SOM Magnify: Improving Suicide Prevention Among Head and Neck Cancer Patients 

By Angela Spivey 

In 2013, shortly after Nosayaba Osazuwa-Peters, PhD, MPH, BDS, had begun work on his doctorate degree in cancer epidemiology at St. Louis University, he gave a talk to a support group for patients with head and neck cancer. He drew on his experience as a dental surgeon in his home country of Nigeria to speak about managing side effects of head and neck cancer treatment, such as dry mouth and tissue damage from radiation.  

Afterward a patient approached him, thanked him for the talk, and said, “Doc, do you know how it feels when everything you eat tastes like cardboard?"  

Osazuwa-Peters had not heard it put that way before. 

Another patient at the talk said to him, “Every night I go to bed, and I just pray I don't wake up in the morning.” 

As he continued to talk to these patients, it struck him that “this is the reality of a patient with head and neck cancer.” Treatment often involves surgery and radiation that makes daily activities painful or difficult.  

“Their food doesn't taste well, they can't swallow, they can't chew properly, they can't speak properly, they can't smile properly,” he said. “We take for granted how important these things are.

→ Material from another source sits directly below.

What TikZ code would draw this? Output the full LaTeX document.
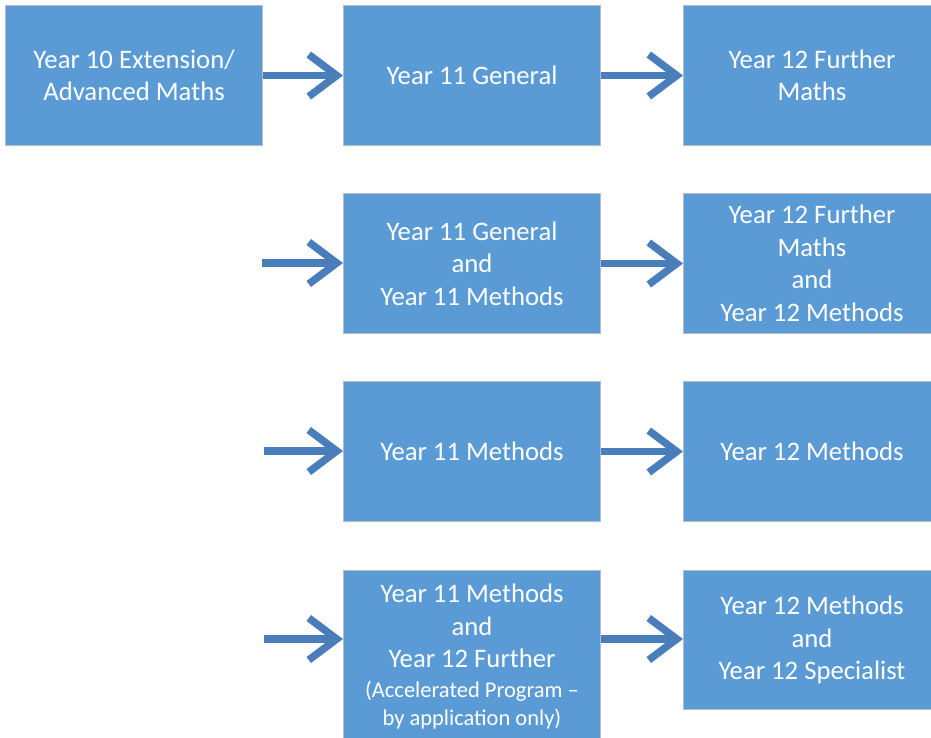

But most of the things that we do as humans, our social selves, revolve around talking or eating.”   

Those conversations brought about “a moment of shock and clarity” for Osazuwa-Peters. “I was telling myself, ‘How did I not see this?’ I could see on these patients' faces how much it meant to them to share this information.”   

So, he asked them, “Have you ever had this conversation with your providers?” 

The answer was no.  

For his PhD dissertation, Osazuwa-Peters had been planning to focus on the epidemiology of the human papillomavirus (HPV), which is associated with cancers that develop in the throat; the HPV vaccine; and head and neck cancer, a topic he had studied while earning his master’s degree in public health. But after his conversations with those patients, he changed his focus to the epidemiology of suicide among head and neck cancer survivors.